Looking for a way to challenge each other? If you have small children, get them started with Connect 4, a game designed for two, where your aim is to get a line of four tokens without your opponent blocking you. If they like strategy games, Chess is a great way to spend quality time together and it teaches children some important life skills such as basic problem solving skills, patience, as well as thinking before they act.

We also really like Battleships, a classic strategy game that can be played on paper or shop. Easier to get the hang of than chess, this game come with enthusiastic shouts of "You sunk my Battleship!". If you don't have the game board, draw two 10x10 grids, use coloured markers to place your ships and mark off hits and misses. The player who sinks all 5 of their opponents ships first wins.

Number and word games

You are never too old for a good old game of Scrabble. As children start having spelling words, Scrabble is a great game to help practice and build their vocabulary. Children also get a massive sense of pride when they win a game that they assume you should be able to beat them at!

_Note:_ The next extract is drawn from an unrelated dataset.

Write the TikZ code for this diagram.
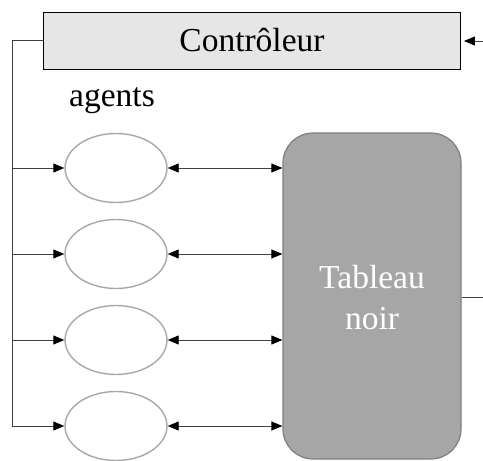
\documentclass[tikz,border=0pt]{standalone}
\usepackage{fontspec}
\setmainfont{Liberation Serif}
\usetikzlibrary{arrows.meta,shapes.geometric}
\definecolor{ctrlfill}{HTML}{E6E6E6}
\definecolor{boardfill}{HTML}{A6A6A6}
\definecolor{boardedge}{HTML}{7F7F7F}
\definecolor{agentedge}{HTML}{A8A8A8}
\definecolor{wire}{HTML}{404040}
\tikzset{
  bigtext/.style={font=\fontsize{33.5}{41}\selectfont},
  ctrlbox/.style={draw=black, line width=0.9pt, fill=ctrlfill, bigtext,
    minimum width=417pt, minimum height=57pt, inner sep=0pt},
  agent/.style={ellipse, draw=agentedge, line width=1.4pt, fill=white,
    minimum width=102pt, minimum height=69pt, inner sep=0pt},
  board/.style={draw=boardedge, line width=1.2pt, fill=boardfill,
    rounded corners=30pt, minimum width=178pt, minimum height=326pt,
    text=white, bigtext, align=center, inner sep=0pt},
  conn/.style={draw=wire, line width=0.9pt},
  head/.style={Triangle[length=11pt,width=9pt,color=black]},
  tip/.style={-{Triangle[length=11pt,width=9pt,color=black]}},
  bitip/.style={{Triangle[length=11pt,width=9pt,color=black]}-{Triangle[length=11pt,width=9pt,color=black]}}
}
\begin{document}
\begin{tikzpicture}[x=1pt,y=-1pt]
\useasboundingbox (0,0) rectangle (483,461);

% controller and its label
\node[ctrlbox] (ctrl) at (252,40.5) {Contrôleur};
\node[bigtext] (lbl) at (112,101) {agents};

% the agents
\node[agent] (a1) at (116,168) {};
\node[agent] (a2) at (116,254) {};
\node[agent] (a3) at (116,340) {};
\node[agent] (a4) at (116,426) {};

% the blackboard
\node[board] (bb) at (372,296) {};
\node[text=white, bigtext, align=center] (bbt) at (372,298) {Tableau\\noir};

% controller bus down the left side
\coordinate (lt) at (12,40.5);
\draw[conn,tip] (ctrl.west) -- (lt) |- (a4.west);
\foreach \a in {a1,a2,a3}
  \draw[conn,tip] (lt |- \a.west) -- (\a.west);

% agents <-> blackboard
\foreach \a in {a1,a2,a3,a4}
  \draw[conn,bitip] (\a.east) -- (\a.east -| bb.west);

% feedback in and out on the right
\coordinate (rin) at (483,41);
\coordinate (rout) at (483,297);
\draw[conn,tip,shorten >=3pt] (rin) -- (ctrl.east |- rin);
\draw[conn] (bb.east |- rout) -- (rout);
\end{tikzpicture}
\end{document}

There are some games that don't require you to go out and spend any money such as Bingo. Bingo can be altered to suit a child of any age and can focus on any different skill. For example, we've tried maths Bingo where your child writes down 10 numbers between one and thirty and we've reads out some sums. If the child has the answer to the sum read out they cross it off their list, and the first child to get all the numbers crossed off their list wins. You can make Bingo as simple or as difficult as you like and you can change the game every time you play!